Pour conclure, je voudrais vous dire ceci : nous espérons signer encore plusieurs accords de ce type avec la Chambre dans les mois à venir. Nous avons bien compris que la Chambre a pris un nouveau cap, comme Monsieur Elek Nagy l’a expliqué à plusieurs reprises. Elle n’est plus la même qu’autrefois, et nous y voyons une opportunité. Jusqu’à présent, la Chambre participait surtout aux consultations sur les décisions de politique économique. C’était une bonne chose, et cela doit être poursuivi et même renforcé : la Chambre doit participer à l’élaboration de la politique économique. Mais désormais, son Président et son équipe s’engagent aussi à prendre part à la gestion même de l’économie. Nous espérons donc que notre prochain accord portera sur la manière de transférer, ou de partager, certaines missions de gestion économique de l’État avec la Chambre. Des discussions sont en cours dans différents groupes de travail. Je suis convaincu qu’à long terme, et particulièrement dans la situation instable que nous traversons, l’intérêt de l’économie hongroise est que la Chambre participe à la fois aux décisions de politique économique et à la gestion économique elle-même, et qu’elle dispose même de compétences décisionnelles propres.

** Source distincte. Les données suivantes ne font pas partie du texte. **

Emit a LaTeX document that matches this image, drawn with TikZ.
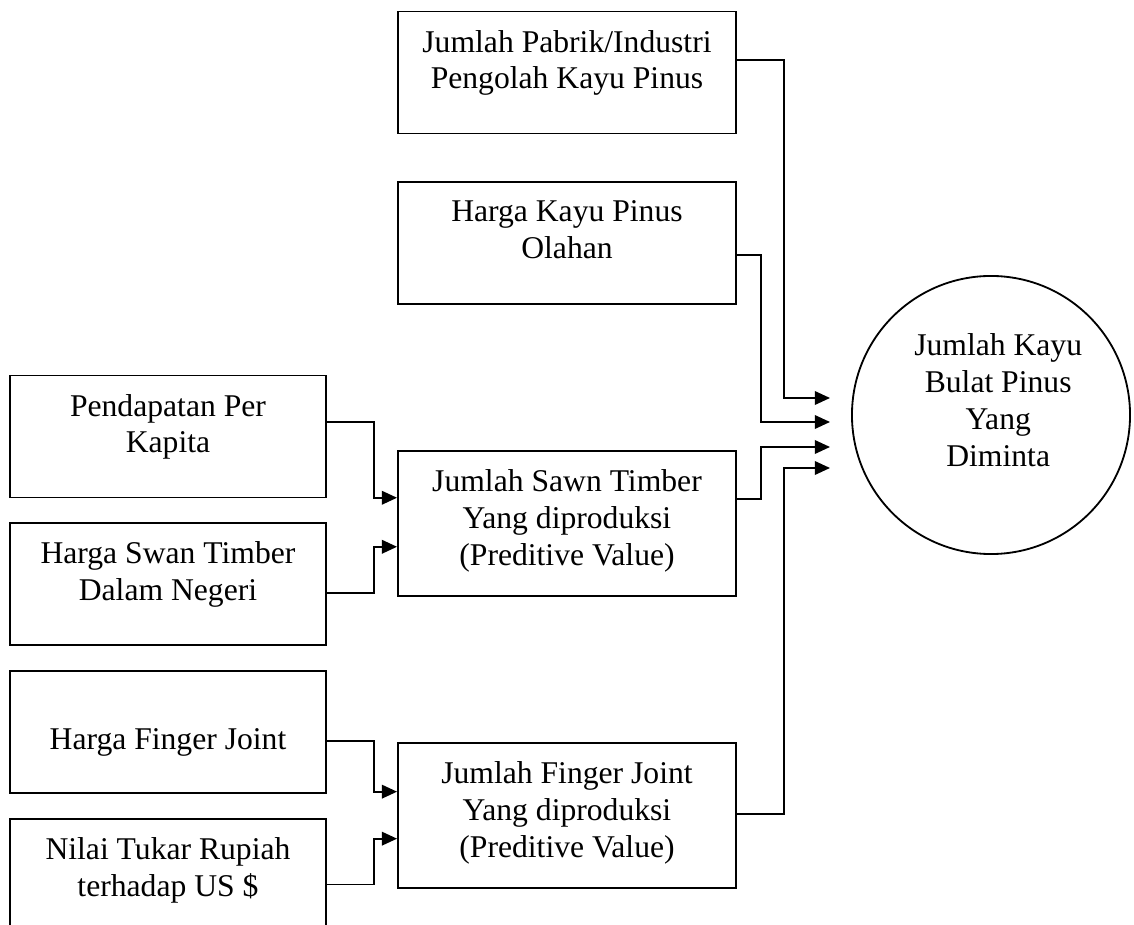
\documentclass[tikz,border=0pt]{standalone}
\usepackage{fontspec}
\setmainfont{Liberation Serif}
\usetikzlibrary{positioning,arrows.meta}

\begin{document}
\begin{tikzpicture}[x=0.025cm, y=-0.025cm,
  kotak/.style={draw, line width=1.3pt, minimum width=7.9cm, minimum height=3.05cm, inner sep=0pt},
  tulisan/.style={align=center, inner sep=0pt, font=\fontsize{22.5}{26.3}\selectfont},
  panah/.style={-{Triangle[length=0.38cm, width=0.34cm]}, line width=1.3pt}]
\useasboundingbox (0,0) rectangle (1134,925);
\clip (0,0) rectangle (1134,925);
\node[kotak, minimum width=8.45cm] (pabrik) at (567,72.5) {};
\node[kotak, minimum width=8.45cm, below=1.175cm of pabrik] (olahan) {};
\node[kotak, minimum width=8.45cm, minimum height=3.625cm, below=3.625cm of olahan] (sawn) {};
\node[kotak, minimum width=8.45cm, minimum height=3.625cm, below=3.625cm of sawn] (joint) {};
\node[kotak] (pendapatan) at (168,436.5) {};
\node[kotak, below=0.6cm of pendapatan] (swan) {};
\node[kotak, below=0.6cm of swan] (finger) {};
\node[kotak, below=0.6cm of finger] (nilai) {};
\node[draw, circle, line width=1.3pt, minimum size=6.95cm] (kayu) at (991,415) {};
\node[tulisan, below=0.48cm of pabrik.north] (pabrikT) {Jumlah Pabrik/Industri\\Pengolah Kayu Pinus};
\node[tulisan, below=0.48cm of olahan.north] (olahanT) {Harga Kayu Pinus\\Olahan};
\node[tulisan, below=0.48cm of sawn.north] (sawnT) {Jumlah Sawn Timber\\Yang diproduksi\\(Preditive Value)};
\node[tulisan, below=0.48cm of joint.north] (jointT) {Jumlah Finger Joint\\Yang diproduksi\\(Preditive Value)};
\node[tulisan, below=0.48cm of pendapatan.north] (pendapatanT) {Pendapatan Per\\Kapita};
\node[tulisan, below=0.48cm of swan.north] (swanT) {Harga Swan Timber\\Dalam Negeri};
\node[tulisan, below=1.46cm of finger.north] (fingerT) {Harga Finger Joint};
\node[tulisan, below=0.48cm of nilai.north] (nilaiT) {Nilai Tukar Rupiah\\terhadap US \$};
\node[tulisan, below=1.45cm of kayu.north, xshift=0.18cm] (kayuT) {Jumlah Kayu\\Bulat Pinus\\Yang\\Diminta};
\coordinate (in1) at (830,398);
\coordinate (in2) at (830,422);
\coordinate (in3) at (830,447);
\coordinate (in4) at (830,468);
\draw[panah] ([yshift=0.31cm]pabrik.east) -- ++(47,0) |- (in1);
\draw[panah] ([yshift=-0.29cm]olahan.east) -- ++(24,0) |- (in2);
\draw[panah] ([yshift=0.625cm]sawn.east) -- ++(24,0) |- (in3);
\draw[panah] ([yshift=0.05cm]joint.east) -- ++(47,0) |- (in4);
\draw[panah] ([yshift=0.36cm]pendapatan.east) -- ++(47,0) |- ([yshift=0.65cm]sawn.west);
\draw[panah] ([yshift=-0.21cm]swan.east) -- ++(47,0) |- ([yshift=-0.575cm]sawn.west);
\draw[panah] ([yshift=-0.21cm]finger.east) -- ++(47,0) |- ([yshift=0.6cm]joint.west);
\draw[panah] ([yshift=-0.11cm]nilai.east) -- ++(47,0) |- ([yshift=-0.575cm]joint.west);
\end{tikzpicture}
\end{document}
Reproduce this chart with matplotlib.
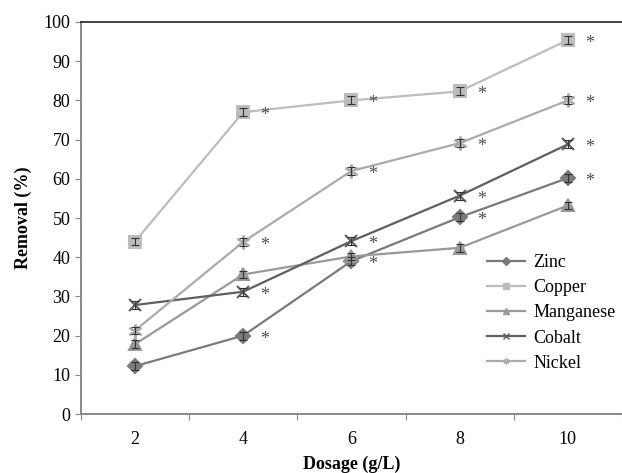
import matplotlib.pyplot as plt
import numpy as np

plt.rcParams['font.family'] = ['Liberation Serif', 'DejaVu Serif']

dosage = ['2', '4', '6', '8', '10']
zinc = [12.2, 20.0, 39.0, 50.2, 60.2]
copper = [44.0, 77.0, 80.0, 82.3, 95.4]
manganese = [17.8, 35.6, 40.2, 42.4, 53.2]
cobalt = [27.8, 31.2, 44.1, 55.7, 68.8]
nickel = [21.3, 43.9, 62.0, 69.1, 80.0]
err = [1.0, 1.0, 1.0, 1.0, 1.0]

# series that carry a significance star at dosage 4..10
starred = [zinc, copper, cobalt, nickel]

fig = plt.figure(figsize=(6.22, 4.73), dpi=100)
ax = fig.add_axes([0.130, 0.1247, 0.87, 0.8288])

x = np.arange(len(dosage))
styles = [
    ('Zinc', zinc, '#7a7a7a', 'D', 7),
    ('Copper', copper, '#bdbdbd', 's', 9),
    ('Manganese', manganese, '#999999', '^', 8),
    ('Cobalt', cobalt, '#5f5f5f', 'x', 8),
    ('Nickel', nickel, '#ababab', (6, 2, 0), 10),
]
handles = []
for name, vals, col, mk, ms in styles:
    ax.errorbar(x, vals, yerr=err, fmt='none', ecolor='#333333',
                elinewidth=0.8, capsize=3, capthick=0.8, zorder=3)
    ax.plot(x, vals, color=col, lw=1.6, marker=mk, ms=ms,
            mec=col, mfc=col, mew=1.5, zorder=2)
    handles.append(ax.plot([], [], color=col, lw=1.6, marker=mk, ms=4.5,
                           mec=col, mfc=col, label=name)[0])

for vals in starred:
    for i in range(1, len(dosage)):
        ax.text(x[i] + 0.2, vals[i] - 0.9, '*', fontsize=13, color='#4d4d4d',
                ha='center', va='center')

ax.set_xlim(-0.5, 4.42)
ax.set_ylim(0, 100)
ax.set_yticks(np.arange(0, 101, 10))
ax.set_xticks(np.arange(-0.5, 4.6, 1.0))
ax.set_xticklabels([])
ax.set_xticks(x, minor=True)
ax.set_xticklabels(dosage, minor=True)
ax.tick_params(axis='x', which='minor', length=0, pad=12, labelsize=13)
ax.tick_params(axis='x', which='major', length=4, direction='out', color='#888888')
ax.tick_params(axis='y', length=4, direction='out', color='#888888', labelsize=13)

for s in ['left', 'bottom']:
    ax.spines[s].set_color('#888888')
    ax.spines[s].set_linewidth(1.4)
ax.spines['top'].set_color('#222222')
ax.spines['top'].set_linewidth(1.2)
ax.spines['right'].set_visible(False)

ax.set_ylabel('Removal (%)', fontsize=13, fontweight='bold', labelpad=8)
ax.set_xlabel('Dosage (g/L)', fontsize=13, fontweight='bold', labelpad=6)

ax.legend(handles=handles, loc='center left', bbox_to_anchor=(0.7375, 0.258),
          borderaxespad=0, frameon=False, fontsize=13, handlelength=2.1,
          labelspacing=0.45, handletextpad=0.45)

fig.savefig('out.png', dpi=100)
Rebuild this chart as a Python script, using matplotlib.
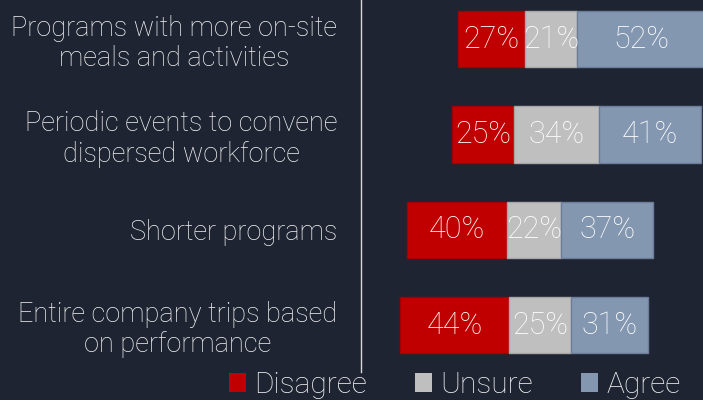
import numpy as np
import matplotlib.pyplot as plt
from matplotlib.patches import Patch

# survey data (percent)
categories = ["Programs with more on-site\nmeals and activities",
              "Periodic events to convene\ndispersed workforce",
              "Shorter programs",
              "Entire company trips based\non performance"]
lead = [39.1, 36.8, 18.6, 15.7]  # invisible spacer before the first segment
disagree = [27, 25, 40, 44]
unsure = [21, 34, 22, 25]
agree = [52, 41, 37, 31]
series_names = ["Disagree", "Unsure", "Agree"]

bg = '#1f2433'
colors = ['#c00000', '#bfbfbf', '#8497b0']
edges = ['#a50000', '#a6a6a6', '#6b7d98']
txt = '#f2f2f2'

plt.rcParams['font.family'] = ['Roboto', 'DejaVu Sans']

fig = plt.figure(figsize=(7.03, 4.00), dpi=100, facecolor=bg)
ax = fig.add_axes([361 / 703, 1 - 372 / 400, 1 - 361 / 703, 372 / 400])
ax.set_facecolor(bg)

y = np.arange(len(categories))
left = np.array(lead, dtype=float)
for vals, c, ec in zip([disagree, unsure, agree], colors, edges):
    vals = np.array(vals, dtype=float)
    bars = ax.barh(y, vals, left=left, height=0.59, color=c, edgecolor=ec, linewidth=1)
    for b, v in zip(bars, vals):
        ax.text(b.get_x() + b.get_width() / 2, b.get_y() + b.get_height() / 2,
                f"{v:.0f}%", ha='center', va='center', color='white',
                fontsize=22, fontweight='light')
    left += vals

ax.set_xlim(0, (703 - 361) / 2.483)
ax.set_ylim(3.49, -0.41)
ax.set_xticks([])
ax.set_yticks(y)
ax.set_yticklabels(categories, fontsize=19.5, fontweight='light', color=txt,
                   multialignment='center', linespacing=1.15)
ax.tick_params(axis='y', length=0, pad=17)

for s in ['top', 'right', 'bottom']:
    ax.spines[s].set_visible(False)
ax.spines['left'].set_color('#d9d9d9')
ax.spines['left'].set_linewidth(1)

handles = [Patch(facecolor=c, edgecolor='none') for c in colors]
leg = fig.legend(handles, series_names, loc='center', bbox_to_anchor=(0.647, 0.038),
                 ncol=3, frameon=False, fontsize=21.5, handlelength=0.58,
                 handleheight=0.58, handletextpad=0.27, columnspacing=1.6,
                 borderpad=0, borderaxespad=0)
for t in leg.get_texts():
    t.set_color(txt)
    t.set_fontweight('light')

fig.savefig('out.png', dpi=100, facecolor=bg)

Je remercie Monsieur le Président pour ces négociations concernant ce deuxième plan d’action, ainsi que pour leur issue positive. J’attends avec intérêt que nous puissions mener à bien et conclure celles portant sur le troisième plan d’action. Je suis persuadé que l’implication de la Chambre, de ses dirigeants et de ses commissions spécialisées jouera un rôle déterminant dans la gouvernance économique hongroise. Elle pourra même exercer une force de stabilisation indispensable, et la Hongrie en aura besoin dans la période qui s’annonce. Monsieur le Président, je vous remercie encore une fois pour cet accord.